◆ **WHAT IS EXPECTED**
Restate each line of the listing exactly, without carrying over any pictures.

-- start --

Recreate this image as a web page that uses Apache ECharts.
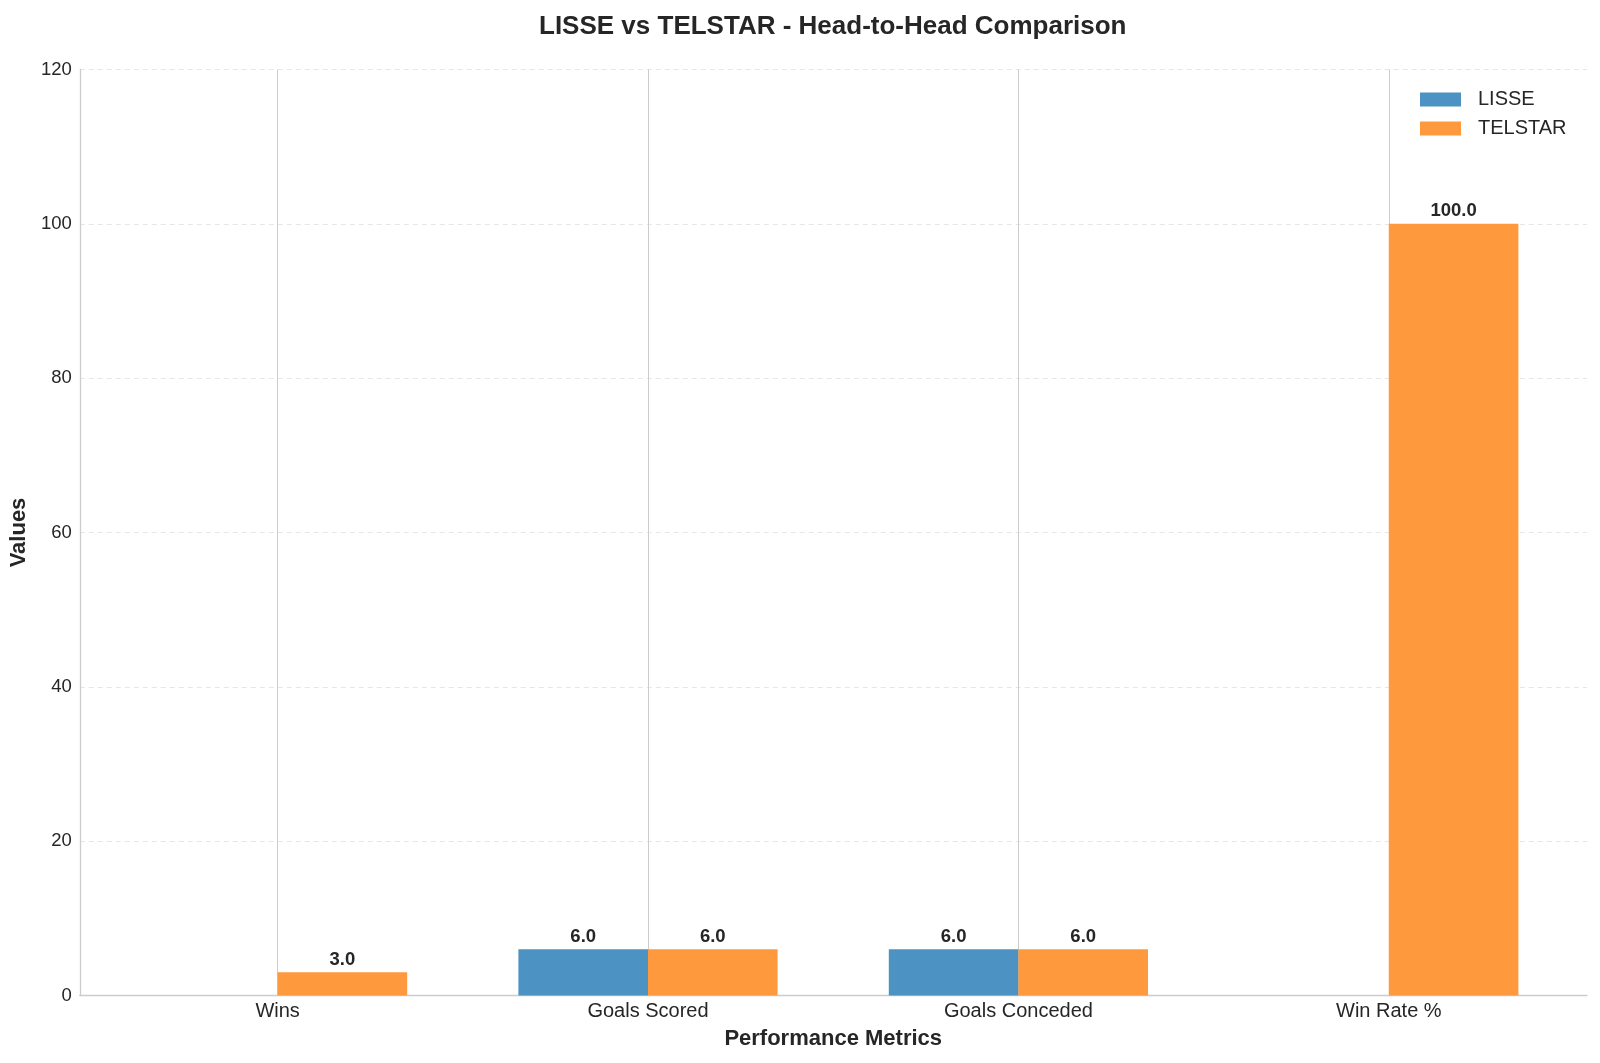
<!DOCTYPE html>
<html>
<head>
<meta charset="utf-8">
<script src="https://cdn.jsdelivr.net/npm/echarts@6/dist/echarts.min.js"></script>
<style>
html,body{margin:0;padding:0;background:#fff;}
#chart{width:1600px;height:1063px;}
</style>
</head>
<body>
<div id="chart"></div>
<script>
var categories = ['Wins', 'Goals Scored', 'Goals Conceded', 'Win Rate %'];
var lisseValues = [0, 6, 6, 0];
var telstarValues = [3, 6, 6, 100];
var yTicks = [0, 20, 40, 60, 80, 100, 120];

var FONT = '"Liberation Sans", Arial, Helvetica, sans-serif';
var TXT = '#262626';

var chart = echarts.init(document.getElementById('chart'), null, {renderer: 'canvas'});

function barLabel(p) { return p.value > 0 ? p.value.toFixed(1) : ''; }

var option = {
  backgroundColor: '#ffffff',
  animation: false,
  textStyle: {fontFamily: FONT},
  title: {
    text: 'LISSE vs TELSTAR - Head-to-Head Comparison',
    left: 539, top: 14, padding: 0,
    textStyle: {fontFamily: FONT, fontSize: 26, fontWeight: 'bold', color: TXT}
  },
  legend: {
    orient: 'vertical',
    left: 1420, top: 89,
    padding: 0,
    itemWidth: 41, itemHeight: 14, itemGap: 8,
    icon: 'rect',
    textStyle: {fontFamily: FONT, fontSize: 20, color: TXT, lineHeight: 21, padding: [0, 0, 0, 12]},
    data: ['LISSE', 'TELSTAR']
  },
  grid: [
    {left: 92.4, right: 26, top: 69.5, bottom: 67.5, containLabel: false},
    {left: 79.5, right: 13, top: 69.5, bottom: 67.5, containLabel: false}
  ],
  xAxis: [
    {
      type: 'category', gridIndex: 0, data: categories,
      axisLine: {show: false}, axisTick: {show: false},
      axisLabel: {fontFamily: FONT, fontSize: 20, color: TXT, margin: 6},
      splitLine: {show: true, alignWithLabel: true, lineStyle: {color: '#cccccc', width: 1}},
      name: 'Performance Metrics', nameLocation: 'middle', nameGap: 32,
      nameTextStyle: {fontFamily: FONT, fontSize: 22, fontWeight: 'bold', color: TXT}
    },
    {
      type: 'value', gridIndex: 1, min: 0, max: 1,
      axisLine: {show: true, lineStyle: {color: '#cccccc', width: 1.3}},
      axisTick: {show: false}, axisLabel: {show: false}, splitLine: {show: false}
    }
  ],
  yAxis: [
    {
      type: 'value', gridIndex: 0, min: 0, max: 120, interval: 20,
      axisLine: {show: false}, axisTick: {show: false}, axisLabel: {show: false}, splitLine: {show: false}
    },
    {
      type: 'value', gridIndex: 1, min: 0, max: 120, interval: 20,
      axisLine: {show: true, lineStyle: {color: '#cccccc', width: 1.3}},
      axisTick: {show: false},
      axisLabel: {fontFamily: FONT, fontSize: 18.5, color: TXT, margin: 8,
        formatter: function (v) { return yTicks.indexOf(v) >= 0 ? String(v) : ''; }},
      splitLine: {show: true, lineStyle: {color: '#e6e6e6', width: 1, type: [5, 4]}},
      name: 'Values', nameLocation: 'middle', nameGap: 44, nameRotate: 90,
      nameTextStyle: {fontFamily: FONT, fontSize: 22, fontWeight: 'bold', color: TXT}
    }
  ],
  series: [
    {
      name: 'LISSE', type: 'bar', xAxisIndex: 0, yAxisIndex: 0,
      data: lisseValues, barWidth: 129.6, barGap: '0%',
      itemStyle: {color: '#4c92c3'},
      label: {show: true, position: 'top', distance: 3, formatter: barLabel,
        fontFamily: FONT, fontSize: 18.5, fontWeight: 'bold', color: TXT}
    },
    {
      name: 'TELSTAR', type: 'bar', xAxisIndex: 0, yAxisIndex: 0,
      data: telstarValues, barWidth: 129.6, barGap: '0%',
      itemStyle: {color: '#ff993e'},
      label: {show: true, position: 'top', distance: 3, formatter: barLabel,
        fontFamily: FONT, fontSize: 18.5, fontWeight: 'bold', color: TXT}
    }
  ]
};
chart.setOption(option);
</script>
</body>
</html>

-- end --

◆ **REPLY TO THE TASK**
Recreate this image as a web page that uses Apache ECharts.
<!DOCTYPE html>
<html>
<head>
<meta charset="utf-8">
<script src="https://cdn.jsdelivr.net/npm/echarts@6/dist/echarts.min.js"></script>
<style>
html,body{margin:0;padding:0;background:#fff;}
#chart{width:1600px;height:1063px;}
</style>
</head>
<body>
<div id="chart"></div>
<script>
var categories = ['Wins', 'Goals Scored', 'Goals Conceded', 'Win Rate %'];
var lisseValues = [0, 6, 6, 0];
var telstarValues = [3, 6, 6, 100];
var yTicks = [0, 20, 40, 60, 80, 100, 120];

var FONT = '"Liberation Sans", Arial, Helvetica, sans-serif';
var TXT = '#262626';

var chart = echarts.init(document.getElementById('chart'), null, {renderer: 'canvas'});

function barLabel(p) { return p.value > 0 ? p.value.toFixed(1) : ''; }

var option = {
  backgroundColor: '#ffffff',
  animation: false,
  textStyle: {fontFamily: FONT},
  title: {
    text: 'LISSE vs TELSTAR - Head-to-Head Comparison',
    left: 539, top: 14, padding: 0,
    textStyle: {fontFamily: FONT, fontSize: 26, fontWeight: 'bold', color: TXT}
  },
  legend: {
    orient: 'vertical',
    left: 1420, top: 89,
    padding: 0,
    itemWidth: 41, itemHeight: 14, itemGap: 8,
    icon: 'rect',
    textStyle: {fontFamily: FONT, fontSize: 20, color: TXT, lineHeight: 21, padding: [0, 0, 0, 12]},
    data: ['LISSE', 'TELSTAR']
  },
  grid: [
    {left: 92.4, right: 26, top: 69.5, bottom: 67.5, containLabel: false},
    {left: 79.5, right: 13, top: 69.5, bottom: 67.5, containLabel: false}
  ],
  xAxis: [
    {
      type: 'category', gridIndex: 0, data: categories,
      axisLine: {show: false}, axisTick: {show: false},
      axisLabel: {fontFamily: FONT, fontSize: 20, color: TXT, margin: 6},
      splitLine: {show: true, alignWithLabel: true, lineStyle: {color: '#cccccc', width: 1}},
      name: 'Performance Metrics', nameLocation: 'middle', nameGap: 32,
      nameTextStyle: {fontFamily: FONT, fontSize: 22, fontWeight: 'bold', color: TXT}
    },
    {
      type: 'value', gridIndex: 1, min: 0, max: 1,
      axisLine: {show: true, lineStyle: {color: '#cccccc', width: 1.3}},
      axisTick: {show: false}, axisLabel: {show: false}, splitLine: {show: false}
    }
  ],
  yAxis: [
    {
      type: 'value', gridIndex: 0, min: 0, max: 120, interval: 20,
      axisLine: {show: false}, axisTick: {show: false}, axisLabel: {show: false}, splitLine: {show: false}
    },
    {
      type: 'value', gridIndex: 1, min: 0, max: 120, interval: 20,
      axisLine: {show: true, lineStyle: {color: '#cccccc', width: 1.3}},
      axisTick: {show: false},
      axisLabel: {fontFamily: FONT, fontSize: 18.5, color: TXT, margin: 8,
        formatter: function (v) { return yTicks.indexOf(v) >= 0 ? String(v) : ''; }},
      splitLine: {show: true, lineStyle: {color: '#e6e6e6', width: 1, type: [5, 4]}},
      name: 'Values', nameLocation: 'middle', nameGap: 44, nameRotate: 90,
      nameTextStyle: {fontFamily: FONT, fontSize: 22, fontWeight: 'bold', color: TXT}
    }
  ],
  series: [
    {
      name: 'LISSE', type: 'bar', xAxisIndex: 0, yAxisIndex: 0,
      data: lisseValues, barWidth: 129.6, barGap: '0%',
      itemStyle: {color: '#4c92c3'},
      label: {show: true, position: 'top', distance: 3, formatter: barLabel,
        fontFamily: FONT, fontSize: 18.5, fontWeight: 'bold', color: TXT}
    },
    {
      name: 'TELSTAR', type: 'bar', xAxisIndex: 0, yAxisIndex: 0,
      data: telstarValues, barWidth: 129.6, barGap: '0%',
      itemStyle: {color: '#ff993e'},
      label: {show: true, position: 'top', distance: 3, formatter: barLabel,
        fontFamily: FONT, fontSize: 18.5, fontWeight: 'bold', color: TXT}
    }
  ]
};
chart.setOption(option);
</script>
</body>
</html>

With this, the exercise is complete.